Instruction.
Repeat the lines exactly from the line that contains "Emit a web page" through the line that contains "const initialLine = [[21, 0], [21, 0.21]];"; leave images out and add nothing.

Dataset entries.
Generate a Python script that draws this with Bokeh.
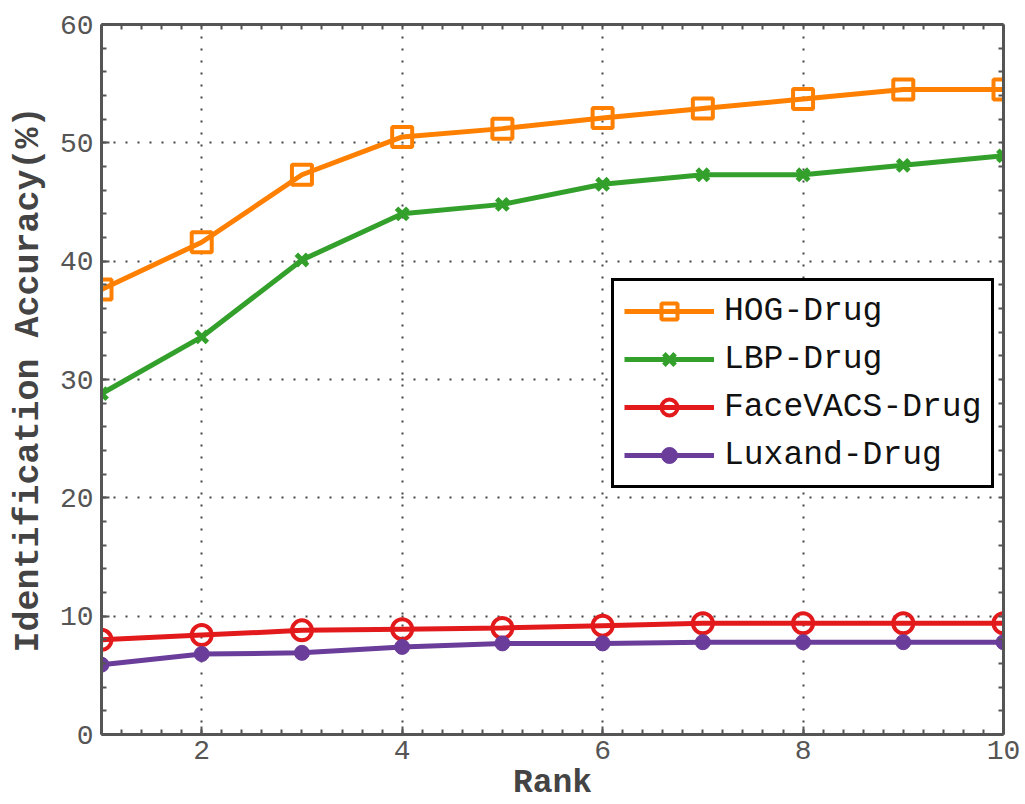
import numpy as np
from bokeh.plotting import figure
from bokeh.models import (LinearAxis, SingleIntervalTicker, FixedTicker, Range1d, Legend, LegendItem)
from bokeh.embed import file_html
from bokeh.resources import INLINE

ranks = [1, 2, 3, 4, 5, 6, 7, 8, 9, 10]
hog_drug = [37.6, 41.6, 47.3, 50.5, 51.2, 52.1, 52.9, 53.7, 54.5, 54.5]
lbp_drug = [28.8, 33.6, 40.1, 44.0, 44.8, 46.5, 47.3, 47.3, 48.1, 48.9]
facevacs_drug = [8.0, 8.4, 8.8, 8.9, 9.0, 9.2, 9.4, 9.4, 9.4, 9.4]
luxand_drug = [5.9, 6.8, 6.9, 7.4, 7.7, 7.7, 7.8, 7.8, 7.8, 7.8]
series_names = ["HOG-Drug", "LBP-Drug", "FaceVACS-Drug", "Luxand-Drug"]

FONT = "Liberation Mono"
AX = "#555555"

p = figure(width=1025, height=804, output_backend="svg", toolbar_location=None,
           x_range=Range1d(1, 10), y_range=Range1d(0, 60),
           min_border_left=101, min_border_right=22, min_border_top=24, min_border_bottom=70,
           x_axis_label="Rank", y_axis_label="Identification Accuracy(%)")
p.outline_line_color = None
p.background_fill_color = "white"
p.border_fill_color = "white"

xt = SingleIntervalTicker(interval=2, num_minor_ticks=10)
yt = SingleIntervalTicker(interval=10, num_minor_ticks=5)
p.xaxis.ticker = xt
p.yaxis.ticker = yt
p.xgrid.ticker = xt
p.ygrid.ticker = yt

def style_axis(ax):
    ax.axis_line_color = AX
    ax.axis_line_width = 3
    ax.major_tick_line_color = AX
    ax.minor_tick_line_color = AX
    ax.major_tick_line_width = 2
    ax.minor_tick_line_width = 2
    ax.major_tick_in = 8
    ax.major_tick_out = 0
    ax.minor_tick_in = 5
    ax.minor_tick_out = 0
    ax.major_label_text_font = FONT
    ax.major_label_text_font_size = "28px"
    ax.major_label_text_color = AX
    ax.axis_label_text_font = FONT
    ax.axis_label_text_font_style = "bold"
    ax.axis_label_text_font_size = "33px"
    ax.axis_label_text_color = "#444444"

style_axis(p.xaxis[0])
style_axis(p.yaxis[0])
p.yaxis.axis_label_text_font_size = "35px"
p.xaxis.major_label_standoff = 6
p.yaxis.major_label_standoff = 8
p.xaxis.axis_label_standoff = 3
p.yaxis.axis_label_standoff = 8

# box axes (top / right): tick marks only, no labels
top_ticks = FixedTicker(ticks=[], minor_ticks=list(np.round(np.arange(1, 10.001, 0.2), 2)))
right_ticks = FixedTicker(ticks=[], minor_ticks=list(np.arange(0, 60.001, 2.0)))
top = LinearAxis(ticker=top_ticks)
right = LinearAxis(ticker=right_ticks)
for ax in (top, right):
    style_axis(ax)
    ax.major_label_standoff = 0
p.add_layout(top, "above")
p.add_layout(right, "right")

for g in (p.xgrid[0], p.ygrid[0]):
    g.grid_line_color = "#444444"
    g.grid_line_width = 2
    g.grid_line_dash = "2 10"

colors = ["#FF8000", "#33A02C", "#E31A1C", "#6A3D9A"]
data = [hog_drug, lbp_drug, facevacs_drug, luxand_drug]
items = []
for name, vals, c, i in zip(series_names, data, colors, range(4)):
    l = p.line(ranks, vals, line_color=c, line_width=5)
    if i == 0:
        s = p.scatter(ranks, vals, marker="square", size=20, fill_color=None,
                      line_color=c, line_width=4)
    elif i == 1:
        s = p.scatter(ranks, vals, marker="x", size=16, line_color=c, line_width=5)
    elif i == 2:
        s = p.scatter(ranks, vals, marker="circle", size=20, fill_color=None,
                      line_color=c, line_width=4)
    else:
        s = p.scatter(ranks, vals, marker="circle", size=15, fill_color=c,
                      line_color=c, line_width=1)
    items.append(LegendItem(label=name, renderers=[l, s]))

legend = Legend(items=items, location=(510, 246), border_line_color="black",
                border_line_width=3, border_line_alpha=1.0,
                background_fill_color="white", background_fill_alpha=1,
                label_text_font=FONT, label_text_font_size="33px", label_text_color="#111111",
                glyph_width=90, glyph_height=40, label_height=40, spacing=8,
                padding=10, margin=0, label_standoff=10)
p.add_layout(legend, "center")

open("out.html", "w").write(file_html(p, INLINE))
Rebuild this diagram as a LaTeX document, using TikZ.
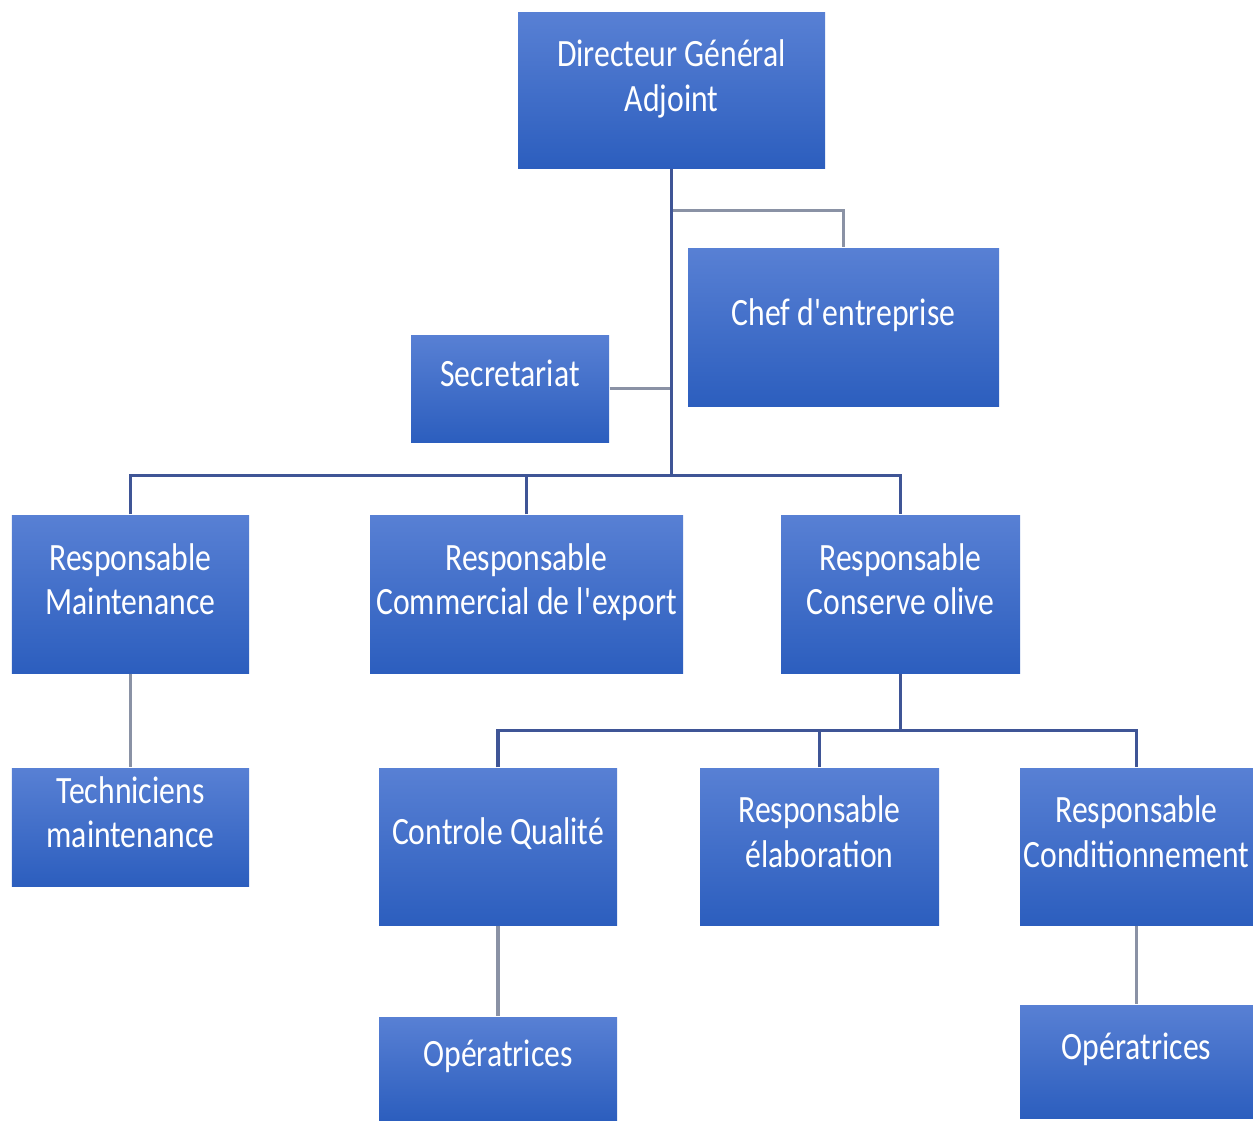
\documentclass[tikz,border=0pt]{standalone}
\usepackage{fontspec}
\setmainfont{Carlito}[FakeStretch=0.82]
\usepackage{tikz}
\usetikzlibrary{positioning, calc}
\definecolor{cBoxTop}{RGB}{88,128,212}
\definecolor{cBoxBottom}{RGB}{44,94,190}
\definecolor{cLineMain}{RGB}{63,85,150}
\definecolor{cLineSide}{RGB}{138,146,165}

\begin{document}
\begin{tikzpicture}[
    orgbox/.style={rectangle, top color=cBoxTop, bottom color=cBoxBottom, draw=none,
        text=white, align=center, inner sep=0pt, text depth=0.3cm,
        font=\fontsize{11}{12.6}\selectfont},
    lineMain/.style={draw=cLineMain, line width=1pt},
    lineSide/.style={draw=cLineSide, line width=1pt}]
    \useasboundingbox (0,0) rectangle (12.53,-11.2);

    % top
    \node[orgbox, minimum width=3.07cm, minimum height=1.55cm] (dga) at (6.715,-0.905) {Directeur Général\\Adjoint};
    \node[orgbox, minimum width=3.11cm, minimum height=1.58cm] (chef) at (8.435,-3.27) {Chef d\textquotesingle entreprise};
    \node[orgbox, minimum width=1.98cm, minimum height=1.07cm] (secr) at (5.10,-3.885) {Secretariat};

    % second level
    \node[orgbox, minimum width=2.37cm, minimum height=1.58cm] (maint) at (1.305,-5.94) {Responsable\\Maintenance};
    \node[orgbox, minimum width=3.13cm, minimum height=1.58cm] (comm) at (5.265,-5.94) {Responsable\\Commercial de l\textquotesingle export};
    \node[orgbox, minimum width=2.39cm, minimum height=1.58cm] (cons) at (9.005,-5.94) {Responsable\\Conserve olive};

    % third level
    \node[orgbox, minimum width=2.37cm, minimum height=1.18cm] (tech) at (1.305,-8.27) {Techniciens\\maintenance};
    \node[orgbox, minimum width=2.38cm, minimum height=1.57cm] (cq) at (4.98,-8.465) {Controle Qualité};
    \node[orgbox, minimum width=2.39cm, minimum height=1.57cm] (elab) at (8.195,-8.465) {Responsable\\élaboration};
    \node[orgbox, minimum width=2.33cm, minimum height=1.57cm] (cond) at (11.365,-8.465) {Responsable\\Conditionnement};

    % bottom
    \node[orgbox, minimum width=2.38cm, minimum height=1.03cm] (opqc) at (4.98,-10.685) {Opératrices};
    \node[orgbox, minimum width=2.33cm, minimum height=1.13cm] (opcond) at (11.365,-10.615) {Opératrices};

    % connectors
    \coordinate (hub) at ($(dga.south)+(0,-3.07)$);
    \coordinate (chefTap) at ($(dga.south)+(0,-0.42)$);
    \coordinate (consHub) at ($(cons.south)+(0,-0.57)$);

    \draw[lineSide] (chefTap) -| (chef.north);
    \draw[lineSide] (secr.east) -- (secr.east -| dga.south);
    \draw[lineMain] (dga.south) -- (hub);
    \draw[lineMain] (maint.north) |- (hub) -| (cons.north);
    \draw[lineMain] (comm.north) -- (comm.north |- hub);

    \draw[lineMain] (cons.south) -- (consHub);
    \draw[lineMain] (cq.north) |- (consHub) -| (cond.north);
    \draw[lineMain] (elab.north) -- (elab.north |- consHub);

    \draw[lineSide] (maint.south) -- (tech.north);
    \draw[lineSide] (cq.south) -- (opqc.north);
    \draw[lineSide] (cond.south) -- (opcond.north);
\end{tikzpicture}
\end{document}
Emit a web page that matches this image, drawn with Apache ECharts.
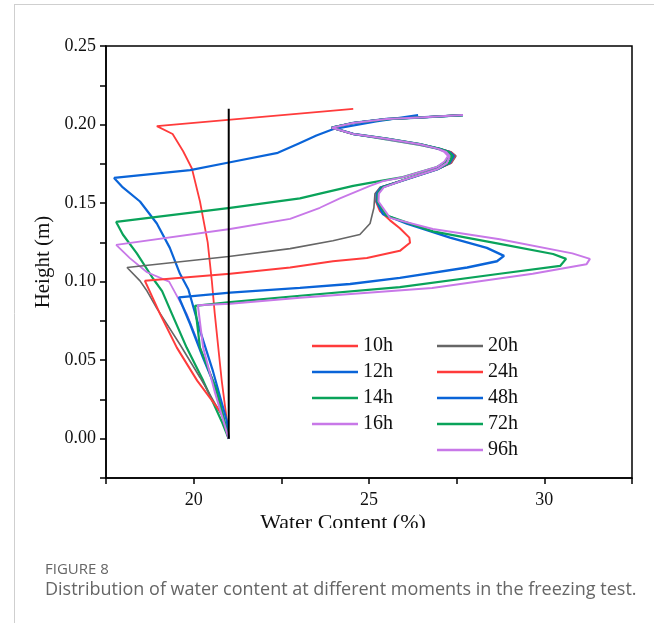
<!DOCTYPE html>
<html>
<head>
<meta charset="utf-8">
<script src="https://cdn.jsdelivr.net/npm/echarts@6/dist/echarts.min.js"></script>
<style>
html,body{margin:0;padding:0;background:#fff;}
#c{width:654px;height:623px;}
</style>
</head>
<body>
<div id="c"></div>
<script>
// ---- data: [water content %, height m] ----
const xTicks = [20, 25, 30];
const yTicks = [0.00, 0.05, 0.10, 0.15, 0.20, 0.25];
const legendLeft = ['10h', '12h', '14h', '16h'];
const legendRight = ['20h', '24h', '48h', '72h', '96h'];
const initialLine = [[21, 0], [21, 0.21]];

const s10h = [[21,0],[20.95,0.011],[20.8,0.037],[20.6,0.08],[20.52,0.1],[20.4,0.125],[20.18,0.151],[19.95,0.172],[19.7,0.183],[19.4,0.194],[18.95,0.199],[24.55,0.21]];
const s12h = [[21,0],[20.95,0.011],[20.55,0.043],[20.18,0.069],[19.85,0.095],[19.61,0.105],[19.32,0.1215],[18.95,0.137],[18.47,0.151],[17.98,0.16],[17.73,0.166],[19.9,0.171],[21.04,0.176],[22.4,0.182],[23.0,0.188],[23.5,0.193],[23.97,0.197],[25.2,0.202],[26.4,0.206]];
const s14h = [[21,0],[20.8,0.011],[20.27,0.037],[19.8,0.058],[19.38,0.0795],[19.1,0.094],[18.84,0.102],[18.38,0.118],[17.98,0.13],[17.79,0.138],[21.04,0.147],[23.03,0.153],[23.6,0.156],[24.55,0.161],[25.3,0.164],[25.97,0.1665],[26.94,0.173],[27.2,0.1765],[27.32,0.18],[27.2,0.1825],[27.0,0.1845],[26.45,0.187],[25.5,0.1905],[24.55,0.194],[23.94,0.198],[24.55,0.201],[25.5,0.2035],[26.45,0.2045],[27.68,0.206]];
const s16h = [[21,0],[20.55,0.037],[20.18,0.058],[19.8,0.0795],[19.3,0.1],[18.67,0.106],[18.18,0.115],[17.79,0.1234],[21.04,0.1335],[22.75,0.14],[23.6,0.147],[24.17,0.153],[25.03,0.161],[25.4,0.164],[25.97,0.1665],[26.94,0.173],[27.15,0.1765],[27.25,0.18],[27.15,0.1825],[26.95,0.1845],[26.45,0.187],[25.5,0.1905],[24.55,0.194],[23.94,0.198],[24.55,0.201],[25.5,0.2035],[26.45,0.2045],[27.68,0.206]];
const s20h = [[21,0],[20.84,0.0134],[20.18,0.039],[19.61,0.06],[18.95,0.083],[18.67,0.094],[18.47,0.1005],[18.1,0.109],[21.0,0.116],[22.75,0.121],[23.97,0.126],[24.74,0.13],[25.03,0.137],[25.14,0.147],[25.17,0.156],[25.31,0.16],[25.97,0.1645],[26.94,0.1715],[27.35,0.1755],[27.48,0.18],[27.35,0.1825],[27.02,0.1845],[26.45,0.1875],[25.5,0.191],[24.55,0.194],[23.94,0.198],[24.55,0.201],[25.5,0.2035],[26.45,0.2045],[27.68,0.206]];
const s24h = [[21,0],[20.8,0.016],[20.1,0.037],[19.52,0.058],[19.04,0.0795],[18.61,0.1005],[21.04,0.105],[22.75,0.109],[23.97,0.113],[24.94,0.1151],[25.88,0.1196],[26.17,0.1247],[26.15,0.128],[25.88,0.134],[25.6,0.139],[25.31,0.145],[25.2,0.151],[25.22,0.156],[25.35,0.16],[25.97,0.1645],[26.94,0.1715],[27.33,0.1755],[27.45,0.18],[27.33,0.1825],[27.02,0.1845],[26.45,0.1875],[25.5,0.191],[24.55,0.194],[23.94,0.198],[24.55,0.201],[25.5,0.2035],[26.45,0.2045],[27.68,0.206]];
const s48h = [[21,0],[20.66,0.0305],[20.27,0.0515],[19.9,0.073],[19.58,0.09],[21.04,0.093],[23.03,0.096],[24.46,0.0985],[25.88,0.1024],[27.8,0.109],[28.65,0.113],[28.85,0.1164],[28.36,0.1215],[27.31,0.128],[26.08,0.137],[25.4,0.143],[25.22,0.151],[25.22,0.156],[25.35,0.16],[25.97,0.1645],[26.94,0.1715],[27.3,0.1755],[27.42,0.18],[27.3,0.1825],[27.02,0.1845],[26.45,0.1875],[25.5,0.191],[24.55,0.194],[23.94,0.198],[24.55,0.201],[25.5,0.2035],[26.45,0.2045],[27.68,0.206]];
const s72h = [[21,0],[20.66,0.0305],[20.18,0.058],[20.04,0.0846],[21.04,0.087],[23.03,0.091],[25.88,0.0965],[28.73,0.105],[30.45,0.11],[30.62,0.1145],[30.25,0.1176],[28.73,0.124],[26.82,0.132],[25.5,0.142],[25.24,0.151],[25.25,0.156],[25.38,0.16],[25.97,0.1645],[26.94,0.1715],[27.28,0.1755],[27.38,0.18],[27.28,0.1825],[27.02,0.1845],[26.45,0.1875],[25.5,0.191],[24.55,0.194],[23.94,0.198],[24.55,0.201],[25.5,0.2035],[26.45,0.2045],[27.68,0.206]];
const s96h = [[21,0],[20.6,0.03],[20.27,0.058],[20.12,0.085],[21.04,0.086],[23.03,0.0897],[26.8,0.096],[29.67,0.105],[31.2,0.111],[31.3,0.1145],[30.8,0.118],[28.73,0.127],[26.82,0.1335],[25.6,0.1406],[25.27,0.151],[25.28,0.156],[25.42,0.16],[25.97,0.1645],[26.94,0.1715],[27.22,0.1755],[27.3,0.18],[27.2,0.1825],[26.98,0.1845],[26.45,0.1875],[25.5,0.191],[24.55,0.194],[23.94,0.198],[24.55,0.201],[25.5,0.2035],[26.45,0.2045],[27.68,0.206]];

const seriesNames = ['10h','12h','14h','16h','20h','24h','48h','72h','96h'];
const seriesData = [s10h,s12h,s14h,s16h,s20h,s24h,s48h,s72h,s96h];
const seriesColors = ['#ff3b3b','#0a64d8','#0aa35a','#c878e8','#666666','#ff3b3b','#0a64d8','#0aa35a','#c878e8'];
const seriesWidths = [1.8,2.2,2.2,1.8,1.6,2,2.4,2.2,2];

const chart = echarts.init(document.getElementById('c'), null, {renderer:'canvas'});
const serif = 'Liberation Serif';

const series = seriesNames.map((n,i)=>({
  name:n, type:'line', data:seriesData[i], symbol:'none', showSymbol:false, smooth:false,
  lineStyle:{color:seriesColors[i], width:seriesWidths[i]},
  itemStyle:{color:seriesColors[i]}, z:2+i, animation:false
}));
series.push({name:'initial', type:'line', data:initialLine, symbol:'none',
  lineStyle:{color:'#000', width:2}, z:20, animation:false});

function legendData(names){
  return names.map(n=>{const i=seriesNames.indexOf(n); return {name:n, itemStyle:{color:seriesColors[i]}};});
}
const legendCommon = {
  orient:'vertical', itemWidth:46, itemHeight:2.5, itemGap:6, padding:0,
  icon:'rect',
  textStyle:{fontFamily:serif, fontSize:20, color:'#111', lineHeight:14, padding:[0,0,0,0]},
  selectedMode:false
};

chart.setOption({
  animation:false,
  backgroundColor:'#fff',
  grid:{left:106, top:46, width:526, height:432, show:true, borderColor:'#000', borderWidth:1.5, backgroundColor:'transparent'},
  xAxis:{type:'value', min:17.5, max:32.5, interval:2.5,
    axisLine:{show:true, lineStyle:{color:'#000', width:1.5}, onZero:false},
    axisTick:{show:true, inside:false, length:6, lineStyle:{color:'#000', width:1.5}},
    splitLine:{show:false},
    axisLabel:{margin:13, fontFamily:serif, fontSize:18, color:'#111',
      formatter:v=> xTicks.includes(Math.round(v*100)/100) ? String(Math.round(v)) : ''}},
  yAxis:{type:'value', min:-0.025, max:0.25, interval:0.025,
    axisLine:{show:true, lineStyle:{color:'#000', width:1.5}, onZero:false},
    axisTick:{show:true, inside:false, length:6, lineStyle:{color:'#000', width:1.5}},
    splitLine:{show:false},
    axisLabel:{margin:10, fontFamily:serif, fontSize:18, color:'#111',
      formatter:v=> yTicks.some(t=>Math.abs(t-v)<1e-6) ? v.toFixed(2) : ''},
    name:'Height (m)', nameLocation:'middle', nameGap:47, nameRotate:90,
    nameTextStyle:{fontFamily:serif, fontSize:21, color:'#111'}},
  legend:[
    Object.assign({}, legendCommon, {left:312, top:336, data:legendData(legendLeft)}),
    Object.assign({}, legendCommon, {left:437, top:336, data:legendData(legendRight)})
  ],
  series:series,
  graphic:[
    {type:'text', x:343, y:512, style:{text:'Water Content (%)', fontFamily:serif, fontSize:22, fill:'#111', textAlign:'center', textVerticalAlign:'top'}, z:50},
    {type:'rect', shape:{x:100, y:528, width:500, height:22}, style:{fill:'#fff'}, z:100},
    {type:'line', shape:{x1:14, y1:4.5, x2:654, y2:4.5}, style:{stroke:'#cfcfcf', lineWidth:1}, z:100},
    {type:'line', shape:{x1:14.5, y1:4, x2:14.5, y2:623}, style:{stroke:'#cfcfcf', lineWidth:1}, z:100},
    {type:'text', left:45, top:562, style:{text:'FIGURE 8', fontFamily:'Open Sans', fontSize:15, fill:'#666'}, z:100},
    {type:'text', left:45, top:581, style:{text:'Distribution of water content at different moments in the freezing test.', fontFamily:'Open Sans', fontSize:18, fill:'#666'}, z:100}
  ]
});
</script>
</body>
</html>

Result of the exercise.
Emit a web page that matches this image, drawn with Apache ECharts.
<!DOCTYPE html>
<html>
<head>
<meta charset="utf-8">
<script src="https://cdn.jsdelivr.net/npm/echarts@6/dist/echarts.min.js"></script>
<style>
html,body{margin:0;padding:0;background:#fff;}
#c{width:654px;height:623px;}
</style>
</head>
<body>
<div id="c"></div>
<script>
// ---- data: [water content %, height m] ----
const xTicks = [20, 25, 30];
const yTicks = [0.00, 0.05, 0.10, 0.15, 0.20, 0.25];
const legendLeft = ['10h', '12h', '14h', '16h'];
const legendRight = ['20h', '24h', '48h', '72h', '96h'];
const initialLine = [[21, 0], [21, 0.21]];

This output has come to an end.